Richmond Narratives are stories about people who lived in Richmond, Virginia, generally in the early 20th century, who might otherwise be lost to history. I hope to connect the rich history of the early 1900s to the lives of people who actually lived it: not to the movers and shakers, but rather to the moved and shaken.
The stories are a kind of cross between historical vignettes and the results of genealogically-based research. Subjects are found in land records of old houses and businesses and in historic cemeteries. In some cases, relatives living today seeking family members of the past may find them mentioned here. If you do, I hope you’ll contact me, especially if you have photographs you’d be willing to share.

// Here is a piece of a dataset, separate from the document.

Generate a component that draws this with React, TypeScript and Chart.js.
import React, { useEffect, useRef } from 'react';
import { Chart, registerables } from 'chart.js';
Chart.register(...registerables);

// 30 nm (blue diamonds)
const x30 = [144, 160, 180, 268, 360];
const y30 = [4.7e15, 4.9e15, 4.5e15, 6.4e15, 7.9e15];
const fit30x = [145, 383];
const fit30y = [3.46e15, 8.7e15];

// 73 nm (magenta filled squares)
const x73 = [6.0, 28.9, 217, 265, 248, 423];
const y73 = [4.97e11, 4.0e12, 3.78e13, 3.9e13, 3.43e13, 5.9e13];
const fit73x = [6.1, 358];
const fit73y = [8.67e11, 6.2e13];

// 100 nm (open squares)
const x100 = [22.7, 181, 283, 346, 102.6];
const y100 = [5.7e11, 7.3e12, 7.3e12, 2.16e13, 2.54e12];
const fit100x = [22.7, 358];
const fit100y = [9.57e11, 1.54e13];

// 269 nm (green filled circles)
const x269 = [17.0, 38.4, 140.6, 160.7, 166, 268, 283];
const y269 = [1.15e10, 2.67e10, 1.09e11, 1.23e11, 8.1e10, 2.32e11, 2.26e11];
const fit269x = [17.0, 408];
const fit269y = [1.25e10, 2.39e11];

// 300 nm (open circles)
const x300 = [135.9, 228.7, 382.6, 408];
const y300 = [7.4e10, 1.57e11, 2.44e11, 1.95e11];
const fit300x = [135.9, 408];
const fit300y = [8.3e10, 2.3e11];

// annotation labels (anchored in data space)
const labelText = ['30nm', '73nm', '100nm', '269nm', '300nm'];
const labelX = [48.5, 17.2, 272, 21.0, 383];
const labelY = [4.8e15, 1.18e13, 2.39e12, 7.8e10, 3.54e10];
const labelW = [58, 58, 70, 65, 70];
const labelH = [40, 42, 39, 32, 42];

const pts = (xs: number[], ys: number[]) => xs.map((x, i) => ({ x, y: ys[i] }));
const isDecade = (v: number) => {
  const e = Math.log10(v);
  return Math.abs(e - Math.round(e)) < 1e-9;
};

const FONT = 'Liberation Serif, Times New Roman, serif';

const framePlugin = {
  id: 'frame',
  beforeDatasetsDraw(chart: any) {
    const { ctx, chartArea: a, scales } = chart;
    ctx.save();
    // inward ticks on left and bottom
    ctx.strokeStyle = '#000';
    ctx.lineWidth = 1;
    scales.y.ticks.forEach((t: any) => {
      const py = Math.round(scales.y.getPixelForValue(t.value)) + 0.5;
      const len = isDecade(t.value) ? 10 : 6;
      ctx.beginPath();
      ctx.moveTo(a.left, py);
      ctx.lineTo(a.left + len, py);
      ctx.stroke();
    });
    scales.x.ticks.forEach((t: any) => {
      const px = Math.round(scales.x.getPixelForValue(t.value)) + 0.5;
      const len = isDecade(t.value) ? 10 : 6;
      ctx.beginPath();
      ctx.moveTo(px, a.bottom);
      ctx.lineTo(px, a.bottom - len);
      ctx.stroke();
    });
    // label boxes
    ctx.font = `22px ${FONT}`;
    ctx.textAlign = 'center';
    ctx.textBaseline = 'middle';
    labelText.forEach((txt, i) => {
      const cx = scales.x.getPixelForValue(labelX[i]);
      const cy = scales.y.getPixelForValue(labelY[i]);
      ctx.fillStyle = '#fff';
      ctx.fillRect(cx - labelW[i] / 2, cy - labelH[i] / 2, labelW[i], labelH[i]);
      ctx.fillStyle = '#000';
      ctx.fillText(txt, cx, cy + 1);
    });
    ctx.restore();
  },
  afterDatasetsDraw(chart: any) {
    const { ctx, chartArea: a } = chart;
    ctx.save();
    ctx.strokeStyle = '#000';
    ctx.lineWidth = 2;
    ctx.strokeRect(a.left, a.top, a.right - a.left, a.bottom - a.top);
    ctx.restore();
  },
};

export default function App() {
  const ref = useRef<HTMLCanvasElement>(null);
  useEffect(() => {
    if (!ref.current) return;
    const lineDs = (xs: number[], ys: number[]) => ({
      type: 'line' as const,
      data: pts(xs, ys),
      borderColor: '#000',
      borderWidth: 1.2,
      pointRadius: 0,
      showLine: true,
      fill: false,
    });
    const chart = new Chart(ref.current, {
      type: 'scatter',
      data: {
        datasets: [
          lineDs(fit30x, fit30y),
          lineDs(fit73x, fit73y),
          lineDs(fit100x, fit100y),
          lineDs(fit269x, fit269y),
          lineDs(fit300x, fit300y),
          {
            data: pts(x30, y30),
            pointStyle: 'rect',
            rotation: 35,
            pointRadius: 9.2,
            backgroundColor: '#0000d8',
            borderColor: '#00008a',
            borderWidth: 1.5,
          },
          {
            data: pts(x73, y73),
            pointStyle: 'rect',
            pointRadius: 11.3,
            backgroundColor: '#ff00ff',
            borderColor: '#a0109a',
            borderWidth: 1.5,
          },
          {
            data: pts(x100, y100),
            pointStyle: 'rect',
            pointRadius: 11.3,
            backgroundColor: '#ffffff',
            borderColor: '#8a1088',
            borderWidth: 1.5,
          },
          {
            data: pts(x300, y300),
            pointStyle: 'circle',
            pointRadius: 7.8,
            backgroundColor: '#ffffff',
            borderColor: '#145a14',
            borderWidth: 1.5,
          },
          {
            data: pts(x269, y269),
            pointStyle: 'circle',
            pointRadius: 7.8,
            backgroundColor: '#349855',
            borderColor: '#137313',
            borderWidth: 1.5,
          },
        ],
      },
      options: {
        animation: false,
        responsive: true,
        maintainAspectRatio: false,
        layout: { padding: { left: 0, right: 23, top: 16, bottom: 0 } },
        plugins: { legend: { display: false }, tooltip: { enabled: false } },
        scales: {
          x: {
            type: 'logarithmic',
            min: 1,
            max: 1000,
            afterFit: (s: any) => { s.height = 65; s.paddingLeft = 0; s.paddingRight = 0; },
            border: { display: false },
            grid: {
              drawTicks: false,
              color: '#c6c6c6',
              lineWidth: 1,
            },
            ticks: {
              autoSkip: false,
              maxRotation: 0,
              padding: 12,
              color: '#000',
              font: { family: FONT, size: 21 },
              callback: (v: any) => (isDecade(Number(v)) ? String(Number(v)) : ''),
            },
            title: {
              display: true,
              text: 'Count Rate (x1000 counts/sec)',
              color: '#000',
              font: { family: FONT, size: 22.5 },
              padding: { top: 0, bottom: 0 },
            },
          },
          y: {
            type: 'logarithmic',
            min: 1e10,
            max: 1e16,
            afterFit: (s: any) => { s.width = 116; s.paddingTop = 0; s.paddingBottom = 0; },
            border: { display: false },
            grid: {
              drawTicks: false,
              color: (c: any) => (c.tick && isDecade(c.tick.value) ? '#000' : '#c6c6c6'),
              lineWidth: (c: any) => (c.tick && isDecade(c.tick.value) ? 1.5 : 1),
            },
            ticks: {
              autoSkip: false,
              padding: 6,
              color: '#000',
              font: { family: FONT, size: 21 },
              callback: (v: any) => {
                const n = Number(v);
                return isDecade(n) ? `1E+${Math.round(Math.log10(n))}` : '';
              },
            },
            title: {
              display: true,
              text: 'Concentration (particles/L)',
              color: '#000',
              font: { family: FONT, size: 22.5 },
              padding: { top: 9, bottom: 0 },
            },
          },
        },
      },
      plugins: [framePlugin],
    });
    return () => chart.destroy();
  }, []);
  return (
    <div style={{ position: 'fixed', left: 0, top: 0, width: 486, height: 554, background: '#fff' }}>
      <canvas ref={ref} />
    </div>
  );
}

Richmond Narratives will also be essays that are my thoughts and experiences as my own life evolves and I confront not only the present as a recent retiree here in Richmond, my recently-adopted home with which I so easily fell in love — but also my remembrances of growing up, often in the same times but in another southern town in Southeast Arkansas.

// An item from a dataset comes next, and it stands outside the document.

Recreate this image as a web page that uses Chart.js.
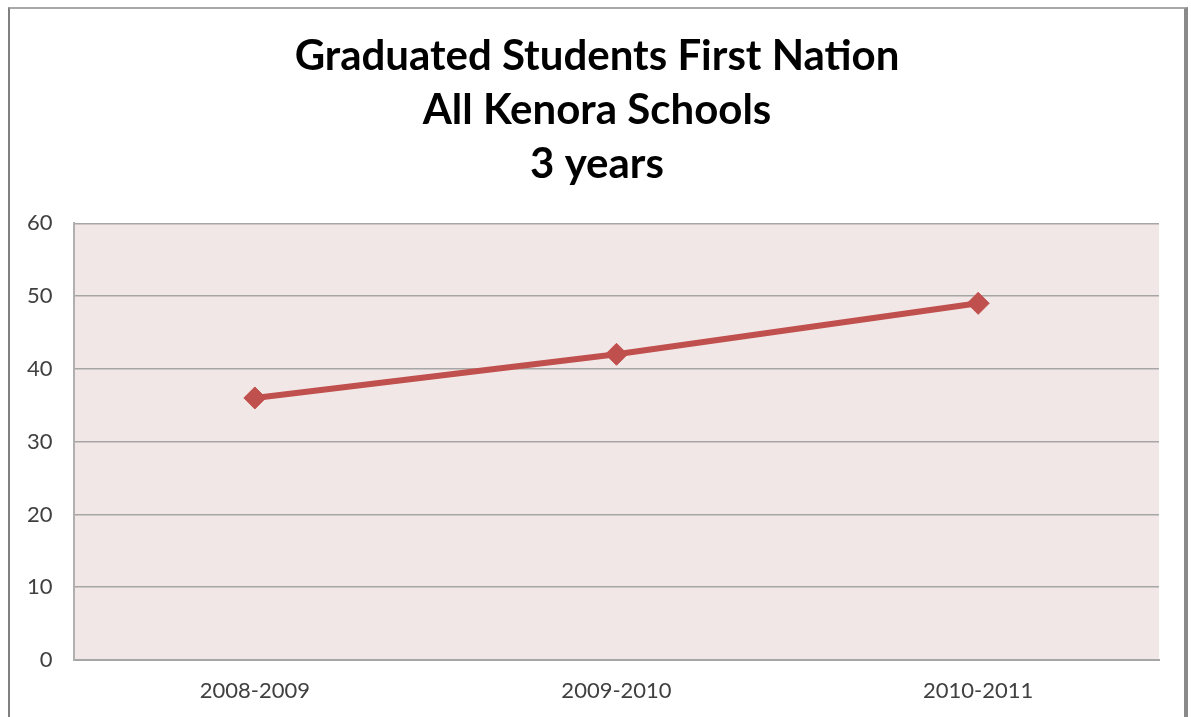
<!DOCTYPE html>
<html>
<head>
<meta charset="utf-8">
<script src="https://cdn.jsdelivr.net/npm/chart.js@4"></script>
<style>
  html, body { margin: 0; padding: 0; background: #fff; }
  #wrap { position: relative; width: 1191px; height: 717px; }
  #frame {
    position: absolute; left: 8px; top: 7px; width: 1174px; height: 720px;
    border-left: 2px solid #808080; border-top: 2px solid #a8a8a8; border-right: 4px solid #8a8a8a;
    pointer-events: none;
  }
</style>
</head>
<body>
<div id="wrap">
  <canvas id="grafico" width="1191" height="717"></canvas>
  <div id="frame"></div>
</div>
<script>
// dados do gráfico
const anos = ["2008-2009", "2009-2010", "2010-2011"];
const graduados = [36, 42, 49];
const titulo = ["Graduated Students First Nation", "All Kenora Schools", "3 years"];
const yMin = 0, yMax = 60, yPasso = 10;

// fundo rosado da área do gráfico
const fundoArea = {
  id: "fundoArea",
  beforeDraw(chart) {
    const a = chart.chartArea, ctx = chart.ctx;
    ctx.save();
    ctx.fillStyle = "#f2e7e7";
    ctx.fillRect(a.left, a.top, a.right - a.left, a.bottom - a.top);
    ctx.restore();
  }
};

const config = {
  type: "line",
  data: {
    labels: anos,
    datasets: [{
      label: "Graduated",
      data: graduados,
      borderColor: "#c0504d",
      backgroundColor: "#c0504d",
      borderWidth: 6,
      pointStyle: "rectRot",
      pointRadius: 11,
      pointBorderWidth: 1,
      pointBackgroundColor: "#c0504d",
      pointBorderColor: "#c0504d",
      tension: 0
    }]
  },
  options: {
    responsive: false,
    animation: false,
    layout: { padding: { left: 35, right: 32, top: 0, bottom: 0 } },
    plugins: {
      legend: { display: false },
      tooltip: { enabled: false },
      title: {
        display: true,
        text: titulo,
        color: "#000",
        font: { family: "Lato", size: 42, weight: "bold", lineHeight: 1.28 },
        padding: { top: 30, bottom: 32 }
      }
    },
    scales: {
      x: {
        offset: true,
        grid: { display: false, drawTicks: false },
        border: { display: true, color: "#a6a6a6", width: 2 },
        ticks: { color: "#404040", font: { family: "Lato", size: 22 }, padding: 18 },
        afterFit(s) { s.height = 57; }
      },
      y: {
        min: yMin,
        max: yMax,
        grid: { color: "#a6a6a6", lineWidth: 1.5, drawTicks: false },
        border: { display: true, color: "#b0b0b0", width: 2 },
        // mirror evita o recorte dos rótulos; padding negativo os coloca à esquerda do eixo
        ticks: { stepSize: yPasso, color: "#404040", font: { family: "Lato", size: 22 },
                 mirror: true, crossAlign: "far", padding: -47 },
        afterFit(s) { s.width = 39; }
      }
    }
  },
  plugins: [fundoArea]
};

new Chart(document.getElementById("grafico"), config);
</script>
</body>
</html>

About us: We have spent a lifetime working: he as a Marine for 23 years and then as a government employee for 16 more, and she (the author and photographer) as a shoe salesman, fast food restaurant worker, journalist, editor, government employee, stay-at-home mom, public school volunteer, and university instructor though not all at the same time (really, isn’t that what women do)? We have moved around a lot, though we accidentally stayed in Knoxville, Tennessee, for 16 years, and we plan to stay in Richmond, Virginia, at least that many.